Quote the data exactly, first line to the line containing "minimum height=51pt] (pre)", with no pictures.

— START Information provided —

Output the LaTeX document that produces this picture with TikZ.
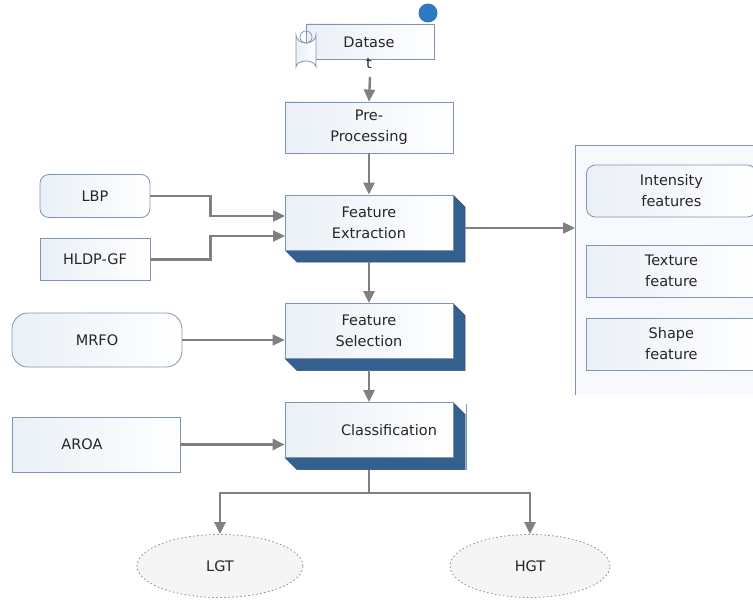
\documentclass[tikz,border=0pt]{standalone}
\usepackage{fontspec}
\setmainfont{DejaVu Sans}
\usetikzlibrary{arrows.meta,shapes.geometric}
\definecolor{edgeblue}{HTML}{7F96B2}
\definecolor{facelight}{HTML}{EAF0F7}
\definecolor{deepblue}{HTML}{33608E}
\definecolor{arrowgray}{HTML}{808080}
\definecolor{scrollblue}{HTML}{2F78C4}
\tikzset{
  txt/.style={font=\fontsize{14.5}{21}\selectfont, align=center, text=black!85},
  flatbox/.style={txt, draw=edgeblue, line width=0.8pt, left color=facelight, right color=white, inner sep=0pt},
  roundbox/.style={flatbox, rounded corners=9pt},
  facebox/.style={flatbox, minimum width=168pt, minimum height=55pt},
  oval/.style={txt, ellipse, draw=black!45, dash pattern=on 1.5pt off 2.5pt, line width=0.8pt, fill=black!4, minimum width=166pt, minimum height=63pt, inner sep=0pt},
  flow/.style={draw=arrowgray, line width=2.4pt, -{Triangle[length=12pt,width=11pt]}},
  thinflow/.style={flow, line width=1.6pt},
  depth/.style={fill=deepblue, draw=deepblue!80!black, line width=0.5pt},
}
\begin{document}
\begin{tikzpicture}[x=1pt,y=-1pt]
\useasboundingbox (0,0) rectangle (753,602);

% ---- Dataset scroll ----
\draw[edgeblue, line width=0.8pt, left color=facelight, right color=white]
  (306,24) rectangle (434,59);
\fill[scrollblue] (428,13) circle (9.5);
\draw[edgeblue, line width=0.8pt, left color=facelight, right color=white]
  (296,35) arc (180:0:10 and 8) -- (316,67) arc (0:-180:10 and 6) -- cycle;
\draw[edgeblue, line width=0.7pt] (306,37) circle (6);
\node[txt] (data) at (369,53) {Datase\\t};
\coordinate (dataout) at (370,77);

% ---- Pre-processing ----
\node[facebox, minimum height=51pt] (pre) at (369,127.5) {Pre-\\Processing};

% ---- 3D boxes ----
\foreach \cy in {222.5, 331, 430}{
  \fill[depth] (453,\cy-27.5) -- (465,\cy-15.5) -- (465,\cy+39.5)
     -- (297,\cy+39.5) -- (285,\cy+27.5) -- (453,\cy+27.5) -- cycle;
}
\node[facebox] (fe) at (369,222.5) {Feature\\Extraction};
\node[facebox] (fs) at (369,331) {Feature\\Selection};
\node[facebox] (cl) at (369,430) {\hspace*{40pt}Classification};
\draw[edgeblue, line width=0.6pt] (466,404) -- (466,470);

% ---- left inputs ----
\node[roundbox, minimum width=110pt, minimum height=43pt] (lbp) at (95,196) {LBP};
\node[flatbox, minimum width=110pt, minimum height=42pt] (hldp) at (95,259.5) {HLDP-GF};
\node[roundbox, rounded corners=16pt, minimum width=170pt, minimum height=54pt] (mrfo) at (97,340) {MRFO};
\node[flatbox, minimum width=168pt, minimum height=55pt] (aroa) at (96,444.5) {\hspace*{-28pt}AROA};

% ---- right panel ----
\fill[facelight!40] (575,145) rectangle (753,395);
\draw[edgeblue, line width=0.8pt] (575,395) -- (575,145) -- (753,145);
\node[roundbox, minimum width=170pt, minimum height=52pt, anchor=west] (inten) at (586,191) {Intensity\\features};
\node[flatbox, minimum width=170pt, minimum height=52pt, anchor=west] (tex) at (586,271) {Texture\\feature};
\node[flatbox, minimum width=170pt, minimum height=52pt, anchor=west] (shape) at (586,344) {Shape\\feature};
\coordinate (panel) at (575,228);

% ---- outputs ----
\node[oval] (lgt) at (220,566) {LGT};
\node[oval, minimum width=160pt] (hgt) at (530,566) {HGT};

% ---- connectors ----
\coordinate (feA) at (285,216);
\coordinate (feB) at (285,236);
\draw[flow] (dataout) -- (pre.north);
\draw[flow] (pre.south) -- (fe.north);
\draw[flow] (369,262) -- (fs.north);
\draw[flow] (369,370) -- (cl.north);
\draw[flow] (465,228) -- (panel);
\draw[flow] (lbp.east) -- ++(60,0) |- (feA);
\draw[flow] (hldp.east) -- ++(60,0) |- (feB);
\draw[thinflow] (mrfo.east) -- (fs.west |- mrfo.east);
\draw[flow, line width=3pt] (aroa.east) -- (cl.west |- aroa.east);
\coordinate (split) at (369,493);
\draw[draw=arrowgray, line width=2.4pt] (369,470) -- (split);
\draw[flow] (split) -| (lgt.north);
\draw[flow] (split) -| (hgt.north);
\end{tikzpicture}
\end{document}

— END Information provided —

# Response for this exercise
Output the LaTeX document that produces this picture with TikZ.
\documentclass[tikz,border=0pt]{standalone}
\usepackage{fontspec}
\setmainfont{DejaVu Sans}
\usetikzlibrary{arrows.meta,shapes.geometric}
\definecolor{edgeblue}{HTML}{7F96B2}
\definecolor{facelight}{HTML}{EAF0F7}
\definecolor{deepblue}{HTML}{33608E}
\definecolor{arrowgray}{HTML}{808080}
\definecolor{scrollblue}{HTML}{2F78C4}
\tikzset{
  txt/.style={font=\fontsize{14.5}{21}\selectfont, align=center, text=black!85},
  flatbox/.style={txt, draw=edgeblue, line width=0.8pt, left color=facelight, right color=white, inner sep=0pt},
  roundbox/.style={flatbox, rounded corners=9pt},
  facebox/.style={flatbox, minimum width=168pt, minimum height=55pt},
  oval/.style={txt, ellipse, draw=black!45, dash pattern=on 1.5pt off 2.5pt, line width=0.8pt, fill=black!4, minimum width=166pt, minimum height=63pt, inner sep=0pt},
  flow/.style={draw=arrowgray, line width=2.4pt, -{Triangle[length=12pt,width=11pt]}},
  thinflow/.style={flow, line width=1.6pt},
  depth/.style={fill=deepblue, draw=deepblue!80!black, line width=0.5pt},
}
\begin{document}
\begin{tikzpicture}[x=1pt,y=-1pt]
\useasboundingbox (0,0) rectangle (753,602);

% ---- Dataset scroll ----
\draw[edgeblue, line width=0.8pt, left color=facelight, right color=white]
  (306,24) rectangle (434,59);
\fill[scrollblue] (428,13) circle (9.5);
\draw[edgeblue, line width=0.8pt, left color=facelight, right color=white]
  (296,35) arc (180:0:10 and 8) -- (316,67) arc (0:-180:10 and 6) -- cycle;
\draw[edgeblue, line width=0.7pt] (306,37) circle (6);
\node[txt] (data) at (369,53) {Datase\\t};
\coordinate (dataout) at (370,77);

% ---- Pre-processing ----
\node[facebox, minimum height=51pt] (pre) at (369,127.5) {Pre-\\Processing};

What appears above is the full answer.